En este punto, resulta necesario detenerse en la relación que la democracia guarda con el castigo y la lógica punitivista. El castigo, lejos de ser un mecanismo que refuerza la comunidad política, se convierte, a menudo, en el dispositivo que la fragmenta. Bajo la promesa de preservar el “orden” —un orden de raíz hobbesiana, sostenido en la fuerza y la exclusión—, la democracia se retuerce para justificar la marginalidad de quienes ya han sido apartados. Sin embargo, una democracia que encuentra en la exclusión su forma de mantener la cohesión social traiciona la promesa de igualdad política que le da sentido.
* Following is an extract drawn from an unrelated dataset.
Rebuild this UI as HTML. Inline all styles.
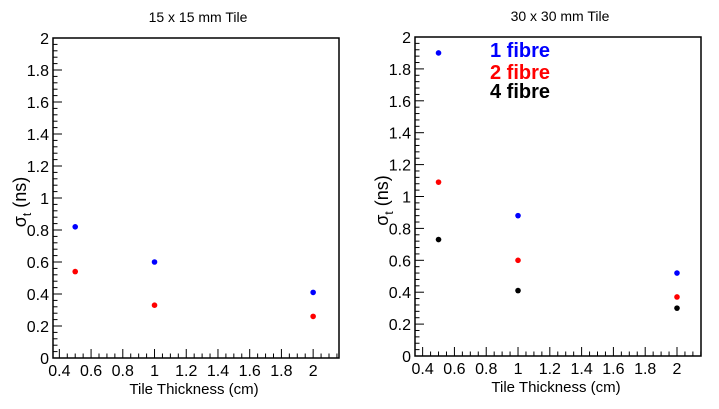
<!DOCTYPE html>
<html><head><meta charset="utf-8"><style>
body{margin:0;background:#fff;width:719px;height:404px;overflow:hidden}
svg text{font-family:"Liberation Sans",sans-serif}
</style></head><body>
<svg id="c" width="719" height="404"></svg>
<script>
const yTicks=[0,0.2,0.4,0.6,0.8,1,1.2,1.4,1.6,1.8,2];
const xTicks=[0.4,0.6,0.8,1,1.2,1.4,1.6,1.8,2];
const thickness=[0.5,1,2];
const left1fibre=[0.82,0.60,0.41];
const left2fibre=[0.54,0.33,0.26];
const right1fibre=[1.90,0.88,0.52];
const right2fibre=[1.09,0.60,0.37];
const right4fibre=[0.73,0.41,0.30];
const NS='http://www.w3.org/2000/svg';
const svg=document.getElementById('c');
function mk(t,a,p){const e=document.createElementNS(NS,t);for(const k in a)e.setAttribute(k,a[k]);(p||svg).appendChild(e);return e;}
function panel(name,L,R,T,B,xmin,xmax,title,series){
  const g=mk('g',{});
  
  
  const X=v=>L+(v-xmin)/(xmax-xmin)*(R-L);
  const Y=v=>B-v/2*(B-T);
  const fr=mk('rect',{x:L,y:T,width:R-L,height:B-T,fill:'none',stroke:'#000','stroke-width':1.5},g);
  
  
  for(let i=0;i<=50;i++){const v=i*0.04;const y=Y(v);const maj=i%5==0;
    mk('line',{x1:L,x2:L+(maj?9:4.5),y1:y,y2:y,stroke:'#000'},g);}
  yTicks.forEach(v=>{const t=mk('text',{x:L-4,y:Y(v)+6,'text-anchor':'end','font-size':16},g);t.textContent=String(v);
    });
  for(let v=0.4;v<=xmax+1e-9;v+=0.05){const x=X(v);const maj=Math.abs(v*5-Math.round(v*5))<1e-6;
    mk('line',{x1:x,x2:x,y1:B,y2:B-(maj?9:4.5),stroke:'#000'},g);}
  xTicks.forEach(v=>{const t=mk('text',{x:X(v),y:B+18,'text-anchor':'middle','font-size':16},g);t.textContent=String(v);
    });
  const xt=mk('text',{x:(L+R)/2-2,y:B+36,'text-anchor':'middle','font-size':15},g);xt.textContent='Tile Thickness (cm)';
  
  const yt=mk('text',{transform:`translate(${L-27},${(T+B)/2+4}) rotate(-90)`,'text-anchor':'middle','font-size':18},g);
  yt.innerHTML='σ<tspan font-size="12" dy="5">t</tspan><tspan dy="-5"> (ns)</tspan>';
  
  const tt=mk('text',{x:(L+R)/2+2,y:T-16,'text-anchor':'middle','font-size':14},g);tt.textContent=title;
  
  series.forEach(s=>{s.vals.forEach((v,i)=>{const c=mk('circle',{cx:X(thickness[i]),cy:Y(v),r:2.8,fill:s.color},g);
    });});
}
panel('left-panel',53,339,38,358,0.36,2.163,'15 x 15 mm Tile',[{name:'1-fibre',color:'#0000ff',vals:left1fibre},{name:'2-fibre',color:'#ff0000',vals:left2fibre}]);
panel('right-panel',415,701,37,356,0.352,2.151,'30 x 30 mm Tile',[{name:'1-fibre',color:'#0000ff',vals:right1fibre},{name:'2-fibre',color:'#ff0000',vals:right2fibre},{name:'4-fibre',color:'#000000',vals:right4fibre}]);
[['1 fibre','#0000ff',57],['2 fibre','#ff0000',79],['4 fibre','#000',98]].forEach(l=>{
  const t=mk('text',{x:490,y:l[2],'font-size':20,'font-weight':'bold',fill:l[1]});t.textContent=l[0];
  });
</script>
</body></html>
Yo, en lo personal, creo que los argumentos que reconocen el derecho al voto de las personas privadas de la libertad sin sentencia constituyen apenas el punto de partida de una discusión más amplia. Si, en verdad, queremos hablar de reintegración y restitución de derechos, debemos atrevernos a imaginar una comunidad política que incluya a las personas privadas de la libertad en toda su complejidad. No sólo como sujetos que pueden votar, sino también como sujetos que pueden ser votados. No sólo como quienes opinan sobre lo que ocurre tras los muros, sino como quienes participan de manera directa en las decisiones que configuran tanto el mundo dentro como el mundo fuera de ellos.
Una democracia auténtica no se mide únicamente en la prolijidad de sus urnas, sino en la valentía de incluir a quienes han sido históricamente silenciados. Sólo así, y no de otro modo, podremos decir, sin reservas, que el ensanchamiento de la democracia es más que un lema: es una realidad que atraviesa los muros y que dignifica, sin excepción, a todos sus miembros.